But then the DOJ goes where I didn’t think possible – the Voting Section lawyers cite a newspaper report for statistical evidence of racially discriminatory impact. Florida hits back:
DOJ crosses even further into the realm of conclusory and unsubstantiated speculation by asserting that the Secretary’s use of MDAVE data is “discriminatory.” DOJ cites a single source to support this claim: a news report “indicat[ing] that the program may have a disproportionate impact on minority voters” because “87 percent of those on the 2,600-person list are minorities.” U.S. Mem. 17 & n.6 (emphasis added). As a threshold matter, a single media report speculating that the MDAVE data “may” have a disparate impact is obviously not competent evidence to support any judgment or relief.
During the Bush administration, such evidentiary nonsense would not have occurred.

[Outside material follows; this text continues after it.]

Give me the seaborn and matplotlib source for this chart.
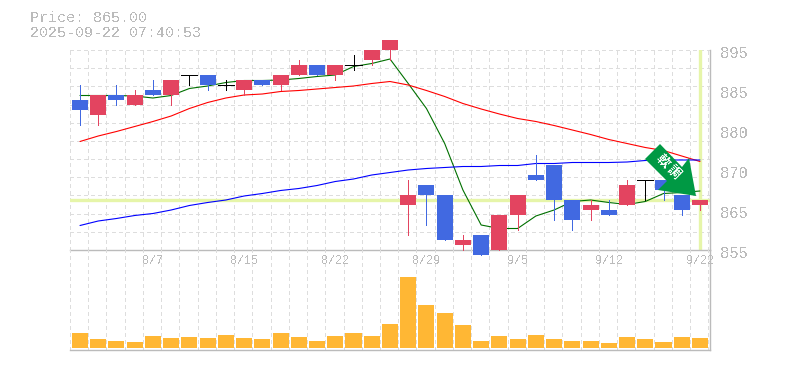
import numpy as np
import pandas as pd
import matplotlib
matplotlib.use("Agg")
import matplotlib.pyplot as plt
from matplotlib.patches import Polygon
from matplotlib.transforms import Affine2D
import seaborn as sns

# daily candles, oldest first
opens = [885,882,886,884,887,886,890,890,888,887,889,888,890,892,890,892,893,895,
         864,868,866,856,858,855,862,870,872,865,863,863,864,869,869,866,864]
closes = [883,886,885,886,886,889,890,888,888,889,888,890,892,890,892,892,895,897,
          866,866,857,857,854,862,866,869,865,861,864,862,868,869,867,863,865]
highs = [888,886,888,887,889,889,890,890,889,889,889,890,893,892,892,894,895,897,
         869,868,866,858,858,862,866,874,872,865,865,865,869,869,869,866,865]
lows = [880,880,884,884,886,884,888,887,887,886,888,887,890,890,889,891,892,893,
        858,860,857,855,854,855,859,869,861,859,861,862,864,865,865,862,863]
volume = [15,9,7,6,12,10,11,10,13,10,9,15,11,7,12,15,12,24,
          71,43,35,23,7,12,9,13,9,7,7,5,11,9,6,11,10]
ma_short = [885.9,885.9,885.9,885.8,885.4,885.9,887.3,887.8,888.5,888.9,888.9,889.0,
            889.3,889.7,890.0,891.7,892.3,893.2,888.3,883.3,876.3,867.0,860.0,859.3,
            859.3,861.8,863.0,864.7,865.0,864.5,864.1,864.7,866.3,866.5,866.8]
ma_mid = [876.7,877.8,878.7,879.7,880.7,881.8,883.3,884.5,885.4,886.0,886.2,886.7,
          886.9,887.2,887.5,887.8,888.3,888.7,888.0,886.9,885.7,884.3,883.2,882.2,
          881.3,880.7,879.9,879.0,878.1,877.1,876.3,875.5,874.9,873.8,872.7]
ma_long = [859.9,860.8,861.3,861.9,862.3,863.0,863.9,864.5,865.0,865.8,866.3,866.9,
           867.3,867.9,868.7,869.2,870.0,870.5,871.0,871.3,871.5,871.7,871.7,871.9,
           871.9,872.3,872.3,872.5,872.5,872.5,872.6,872.9,873.0,873.0,873.0]
date_labels = ["8/7","8/15","8/22","8/29","9/5","9/12","9/22"]
date_idx = [4,9,14,19,24,29,34]
price_ticks = [895,887,879,871,863,855]
price_labels = ["895","885","880","870","865","855"]
last_price = 865.0
stamp = "2025-09-22 07:40:53"

W, H = 785, 370
GRAY = "#bbbbbb"
UP, DOWN = "#e34460", "#4169e1"

sns.set_style("white")
plt.rcParams["font.family"] = ["Liberation Mono", "Noto Sans CJK JP", "DejaVu Sans"]
plt.rcParams["text.antialiased"] = False

def box(x0, y0, x1, y1):
    return [x0/W, 1-y1/H, (x1-x0)/W, (y1-y0)/H]

fig = plt.figure(figsize=(W/100, H/100), dpi=100)
ax = fig.add_axes(box(70, 50, 710, 250))
vol_ax = fig.add_axes(box(70, 250, 710, 350))

df = pd.DataFrame({"i": np.arange(len(opens)), "open": opens, "close": closes, "high": highs,
                   "low": lows, "volume": volume, "short": ma_short, "mid": ma_mid, "long": ma_long})
x_lim = (-0.548, 34.55)

# grid, one dashed line per session
for a in (ax, vol_ax):
    a.set_xlim(*x_lim)
    a.set_facecolor("none")
    for k in range(len(df) + 1):
        a.axvline(k - 0.548, color="#dddddd", lw=0.7, ls=(0, (3.5, 3.5)), zorder=0, antialiased=False)
    for s in a.spines.values():
        s.set_visible(False)
    for side in ("right", "bottom"):
        a.spines[side].set_visible(True)
        a.spines[side].set_color(GRAY)
        a.spines[side].set_linewidth(1.0)

ax.set_ylim(855, 895)
for y in np.linspace(855, 895, 12)[1:]:
    ax.axhline(y, color="#dddddd", lw=0.7, ls=(0, (3.5, 3.5)), zorder=0, antialiased=False)

ax.axhline(last_price, color="#e6f5a9", lw=2.4, zorder=1)
ax.axvline(df["i"].iloc[-1], color="#e6f5a9", lw=2.4, zorder=1)

sns.lineplot(data=df, x="i", y="short", color="#007000", linewidth=0.8, ax=ax, zorder=2, legend=False)
sns.lineplot(data=df, x="i", y="mid", color="#ff0000", linewidth=0.8, ax=ax, zorder=2, legend=False)
sns.lineplot(data=df, x="i", y="long", color="#0000ff", linewidth=0.8, ax=ax, zorder=2, legend=False)

# candles: red up, blue down, black when open == close
wick_col = [UP if c > o else DOWN if c < o else "black" for o, c in zip(df["open"], df["close"])]
bottoms = df[["open", "close"]].min(axis=1)
heights = (df["close"] - df["open"]).abs()
ax.vlines(df["i"], df["low"], df["high"], colors=wick_col, lw=0.7, zorder=3, clip_on=False, antialiased=False)
ax.bar(df["i"], heights, bottom=bottoms, width=0.88, color=wick_col, lw=0, zorder=4, clip_on=False)
for i, row in df[heights == 0].iterrows():
    ax.hlines(row["open"], i - 0.44, i + 0.44, color="black", lw=0.7, zorder=4, antialiased=False)

ax.set_xticks([])
ax.set_yticks([])
ax.set_xlabel("")
ax.set_ylabel("")
ytrans = ax.get_yaxis_transform()
for val, lab in zip(price_ticks, price_labels):
    ax.annotate(lab, xy=(1, val), xycoords=ytrans, xytext=(10, -3), textcoords="offset pixels",
                ha="left", va="center", color=GRAY, fontsize=11.2, annotation_clip=False)

# volume panel
sns.barplot(data=df, x="i", y="volume", color="#ffb734", saturation=1, width=0.88, ax=vol_ax,
            order=list(df["i"]), zorder=3, lw=0)
vol_ax.set_xlim(*x_lim)
vol_ax.set_ylim(-2, 98)
vol_ax.set_yticks([])
vol_ax.set_xlabel("")
vol_ax.set_ylabel("")
vol_ax.set_xticks(date_idx)
vol_ax.xaxis.set_ticks_position("top")
vol_ax.set_xticklabels(date_labels, color=GRAY, fontsize=8.4)
vol_ax.tick_params(axis="x", length=0, pad=-12.5)

fig.text(30/W, 1-18/H, f"Price: {last_price:.2f}", color=GRAY, fontsize=10.8, va="center", ha="left")
fig.text(30/W, 1-33/H, stamp, color=GRAY, fontsize=10.8, va="center", ha="left")

# green signal arrow, outline in image pixels (origin top left)
px = Affine2D().scale(1, -1).translate(0, H)
arrow_x = [645, 660, 682, 689, 696, 658, 667]
arrow_y = [159, 144, 167, 158, 196, 190, 181]
fig.add_artist(Polygon(np.column_stack([arrow_x, arrow_y]), closed=True, facecolor="#009944", lw=0,
                       transform=px, zorder=10))
for ch, gx, gy in zip("\u8edf\u8abf", [662, 673], [162, 173]):
    fig.text(gx/W, 1-gy/H, ch, color="white", fontsize=9.5, rotation=-45, rotation_mode="anchor",
             ha="center", va="center", fontweight="bold", zorder=11)

fig.savefig("out.png", dpi=100)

The voting section chiefs at the time would never tolerate such flimsy lawyering. In fact, current section chief Chris Herren would not have supported such flimsy lawyering before January 20, 2009. But with radicals in power, the rules of evidence matter less than the exercise of power to achieve politically transformational ends. It is the story as old as time, the sacrifice of principle in the quest for power or the favor of superiors.
Unfortunately for the nation, and the Rule of Law, principles are in short supply in Holder’s corrupted Department of Justice.